Starman (Prince Gavyn). When Adventure Comics returned to its regular-size format (having been a Dollar Comic from #459-466), it became a “split book” divided between the adventures of Plastic Man and Starman. This new version of Starman was “created” by Paul Levitz and “designed” by Steve Ditko. Prince Gavyn (of Throneworld) escaped an assassination attempt by his sister Queen Ciryssa and discovered with the help of the mystic M’ntorr that he was a mutant with cosmic powers.
The series ran from #467-478 and Starman also appeared in DC Comics Presents #46 in a “Whatever Happened To…?” segment. Prince Gavyn appeared in one panel of Crisis on Infinite Earths where he was killed off. However, it was eventually revealed that he survived, as his story became intertwined with the Will Payton Starman in the Jack Knight Starman series. While DC has given a considerable amount of collected editions to Jack Knight (and rightfully so), Prince Gavyn is still waiting for his one volume.
Dial ‘H’ for Hero. DC revived it’s wacky Silver Age concept (formerly featuring Robby Reed) in Adventure Comics #479-490, with a preview appearance in Legion of Super-Heroes #272. After the run in Adventure, new H-Dialers Chris King and Vicki Grant found a home as a backup in New Adventures of Superboy #28-49, after which they guest starred in DC Comics Presents’ #44.
A new feature of this version of Dial ‘H’ was that the heroes and villains in the stories were created by reader submissions, with the creators earning an in-story credit AND a promo T-shirt! In fact, rights issues MAY be what’s preventing this series from being collected.
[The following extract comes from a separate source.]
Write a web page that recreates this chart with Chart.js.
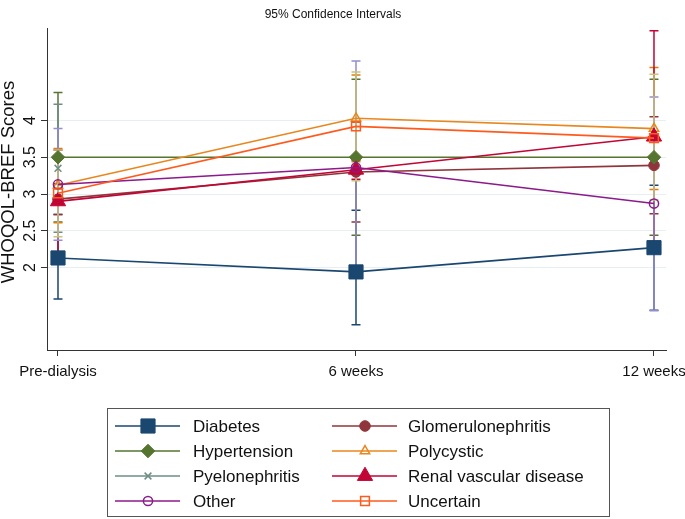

But if that’s not the case, it’s a fun series featuring the work of Marv Wolfman and Carmine Infantino (with some covers by George Perez) that should be on a bookshelf.
Binky. DC’s answer to Archie Andrews. Leave it to Binky originally ran for 60 issues, from 1948-58. But it’s the revival (launched with Showcase #70 in 1967) that I’m interested in seeing collected. That run spans 21 issues (#61-82) and would be perfect for a trade. If Archie and the Riverdale gang can still command interest, surely there’s a little bit of room for Binky and His Buddies.